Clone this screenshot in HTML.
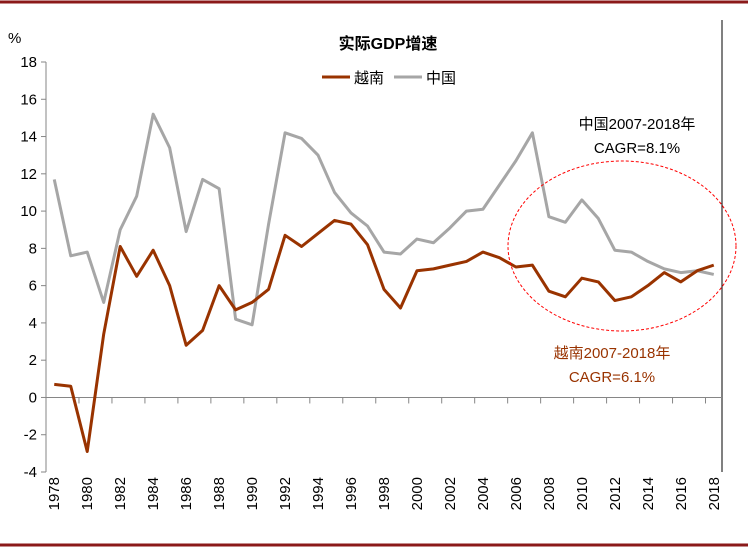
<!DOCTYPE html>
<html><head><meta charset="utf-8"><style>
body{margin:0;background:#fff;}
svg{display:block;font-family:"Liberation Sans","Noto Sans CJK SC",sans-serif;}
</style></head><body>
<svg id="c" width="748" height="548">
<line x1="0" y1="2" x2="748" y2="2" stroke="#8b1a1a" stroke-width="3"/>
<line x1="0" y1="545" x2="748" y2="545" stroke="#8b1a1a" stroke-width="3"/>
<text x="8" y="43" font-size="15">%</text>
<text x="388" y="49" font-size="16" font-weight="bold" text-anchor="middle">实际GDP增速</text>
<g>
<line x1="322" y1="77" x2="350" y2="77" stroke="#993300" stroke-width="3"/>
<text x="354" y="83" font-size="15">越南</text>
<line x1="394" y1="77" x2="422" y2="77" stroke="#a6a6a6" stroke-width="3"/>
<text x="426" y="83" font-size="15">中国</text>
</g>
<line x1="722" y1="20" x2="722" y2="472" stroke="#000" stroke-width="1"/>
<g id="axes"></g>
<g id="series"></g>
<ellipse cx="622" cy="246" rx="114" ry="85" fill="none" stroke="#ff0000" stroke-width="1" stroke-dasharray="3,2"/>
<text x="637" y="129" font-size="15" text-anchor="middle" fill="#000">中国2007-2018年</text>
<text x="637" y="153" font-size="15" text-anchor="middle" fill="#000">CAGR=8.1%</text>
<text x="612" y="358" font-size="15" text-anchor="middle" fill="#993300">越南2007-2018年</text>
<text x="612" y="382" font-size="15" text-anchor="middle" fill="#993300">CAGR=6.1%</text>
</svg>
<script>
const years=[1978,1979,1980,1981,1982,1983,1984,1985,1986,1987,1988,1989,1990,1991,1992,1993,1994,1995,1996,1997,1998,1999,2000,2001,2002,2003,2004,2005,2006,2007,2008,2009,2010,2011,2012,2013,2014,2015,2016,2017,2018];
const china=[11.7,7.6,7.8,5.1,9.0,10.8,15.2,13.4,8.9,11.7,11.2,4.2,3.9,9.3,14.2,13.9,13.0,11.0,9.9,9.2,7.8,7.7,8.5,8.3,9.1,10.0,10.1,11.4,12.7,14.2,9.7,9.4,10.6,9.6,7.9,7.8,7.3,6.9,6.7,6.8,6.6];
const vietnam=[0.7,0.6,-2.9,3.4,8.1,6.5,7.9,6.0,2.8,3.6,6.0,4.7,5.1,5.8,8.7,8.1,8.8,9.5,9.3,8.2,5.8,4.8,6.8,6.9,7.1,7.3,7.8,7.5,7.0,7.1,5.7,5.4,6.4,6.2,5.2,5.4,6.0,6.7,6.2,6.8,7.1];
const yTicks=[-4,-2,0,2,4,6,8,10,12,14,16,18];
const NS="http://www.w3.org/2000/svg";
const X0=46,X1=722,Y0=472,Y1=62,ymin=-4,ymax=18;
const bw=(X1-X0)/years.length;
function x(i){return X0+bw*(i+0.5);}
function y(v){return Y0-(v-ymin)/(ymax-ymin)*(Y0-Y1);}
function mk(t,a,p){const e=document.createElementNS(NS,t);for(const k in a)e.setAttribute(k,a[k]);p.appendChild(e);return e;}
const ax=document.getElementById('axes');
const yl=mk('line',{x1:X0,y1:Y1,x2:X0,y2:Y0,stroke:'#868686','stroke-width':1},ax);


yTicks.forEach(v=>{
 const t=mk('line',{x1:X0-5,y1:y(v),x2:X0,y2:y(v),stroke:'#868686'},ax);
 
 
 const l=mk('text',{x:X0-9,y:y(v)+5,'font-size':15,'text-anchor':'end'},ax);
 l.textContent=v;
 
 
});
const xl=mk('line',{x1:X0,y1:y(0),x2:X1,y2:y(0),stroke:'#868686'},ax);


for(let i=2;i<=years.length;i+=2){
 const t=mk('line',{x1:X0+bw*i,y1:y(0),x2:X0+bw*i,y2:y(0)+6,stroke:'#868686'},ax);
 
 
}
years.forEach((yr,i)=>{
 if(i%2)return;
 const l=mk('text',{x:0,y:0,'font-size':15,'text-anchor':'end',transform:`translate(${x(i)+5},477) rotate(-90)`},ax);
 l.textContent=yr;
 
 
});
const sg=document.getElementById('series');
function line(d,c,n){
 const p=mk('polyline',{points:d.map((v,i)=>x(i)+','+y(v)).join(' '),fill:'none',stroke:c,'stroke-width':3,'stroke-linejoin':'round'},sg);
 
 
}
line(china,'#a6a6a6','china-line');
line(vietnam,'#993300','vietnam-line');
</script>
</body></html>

___

## GIVEN PROBLEM
Skip the pictures, then retype every line above exactly.

## THE SOLUTION
Clone this screenshot in HTML.
<!DOCTYPE html>
<html><head><meta charset="utf-8"><style>
body{margin:0;background:#fff;}
svg{display:block;font-family:"Liberation Sans","Noto Sans CJK SC",sans-serif;}
</style></head><body>
<svg id="c" width="748" height="548">
<line x1="0" y1="2" x2="748" y2="2" stroke="#8b1a1a" stroke-width="3"/>
<line x1="0" y1="545" x2="748" y2="545" stroke="#8b1a1a" stroke-width="3"/>
<text x="8" y="43" font-size="15">%</text>
<text x="388" y="49" font-size="16" font-weight="bold" text-anchor="middle">实际GDP增速</text>
<g>
<line x1="322" y1="77" x2="350" y2="77" stroke="#993300" stroke-width="3"/>
<text x="354" y="83" font-size="15">越南</text>
<line x1="394" y1="77" x2="422" y2="77" stroke="#a6a6a6" stroke-width="3"/>
<text x="426" y="83" font-size="15">中国</text>
</g>
<line x1="722" y1="20" x2="722" y2="472" stroke="#000" stroke-width="1"/>
<g id="axes"></g>
<g id="series"></g>
<ellipse cx="622" cy="246" rx="114" ry="85" fill="none" stroke="#ff0000" stroke-width="1" stroke-dasharray="3,2"/>
<text x="637" y="129" font-size="15" text-anchor="middle" fill="#000">中国2007-2018年</text>
<text x="637" y="153" font-size="15" text-anchor="middle" fill="#000">CAGR=8.1%</text>
<text x="612" y="358" font-size="15" text-anchor="middle" fill="#993300">越南2007-2018年</text>
<text x="612" y="382" font-size="15" text-anchor="middle" fill="#993300">CAGR=6.1%</text>
</svg>
<script>
const years=[1978,1979,1980,1981,1982,1983,1984,1985,1986,1987,1988,1989,1990,1991,1992,1993,1994,1995,1996,1997,1998,1999,2000,2001,2002,2003,2004,2005,2006,2007,2008,2009,2010,2011,2012,2013,2014,2015,2016,2017,2018];
const china=[11.7,7.6,7.8,5.1,9.0,10.8,15.2,13.4,8.9,11.7,11.2,4.2,3.9,9.3,14.2,13.9,13.0,11.0,9.9,9.2,7.8,7.7,8.5,8.3,9.1,10.0,10.1,11.4,12.7,14.2,9.7,9.4,10.6,9.6,7.9,7.8,7.3,6.9,6.7,6.8,6.6];
const vietnam=[0.7,0.6,-2.9,3.4,8.1,6.5,7.9,6.0,2.8,3.6,6.0,4.7,5.1,5.8,8.7,8.1,8.8,9.5,9.3,8.2,5.8,4.8,6.8,6.9,7.1,7.3,7.8,7.5,7.0,7.1,5.7,5.4,6.4,6.2,5.2,5.4,6.0,6.7,6.2,6.8,7.1];
const yTicks=[-4,-2,0,2,4,6,8,10,12,14,16,18];
const NS="http://www.w3.org/2000/svg";
const X0=46,X1=722,Y0=472,Y1=62,ymin=-4,ymax=18;
const bw=(X1-X0)/years.length;
function x(i){return X0+bw*(i+0.5);}
function y(v){return Y0-(v-ymin)/(ymax-ymin)*(Y0-Y1);}
function mk(t,a,p){const e=document.createElementNS(NS,t);for(const k in a)e.setAttribute(k,a[k]);p.appendChild(e);return e;}
const ax=document.getElementById('axes');
const yl=mk('line',{x1:X0,y1:Y1,x2:X0,y2:Y0,stroke:'#868686','stroke-width':1},ax);


yTicks.forEach(v=>{
 const t=mk('line',{x1:X0-5,y1:y(v),x2:X0,y2:y(v),stroke:'#868686'},ax);
 
 
 const l=mk('text',{x:X0-9,y:y(v)+5,'font-size':15,'text-anchor':'end'},ax);
 l.textContent=v;
 
 
});
const xl=mk('line',{x1:X0,y1:y(0),x2:X1,y2:y(0),stroke:'#868686'},ax);


for(let i=2;i<=years.length;i+=2){
 const t=mk('line',{x1:X0+bw*i,y1:y(0),x2:X0+bw*i,y2:y(0)+6,stroke:'#868686'},ax);
 
 
}
years.forEach((yr,i)=>{
 if(i%2)return;
 const l=mk('text',{x:0,y:0,'font-size':15,'text-anchor':'end',transform:`translate(${x(i)+5},477) rotate(-90)`},ax);
 l.textContent=yr;
 
 
});
const sg=document.getElementById('series');
function line(d,c,n){
 const p=mk('polyline',{points:d.map((v,i)=>x(i)+','+y(v)).join(' '),fill:'none',stroke:c,'stroke-width':3,'stroke-linejoin':'round'},sg);
 
 
}
line(china,'#a6a6a6','china-line');
line(vietnam,'#993300','vietnam-line');
</script>
</body></html>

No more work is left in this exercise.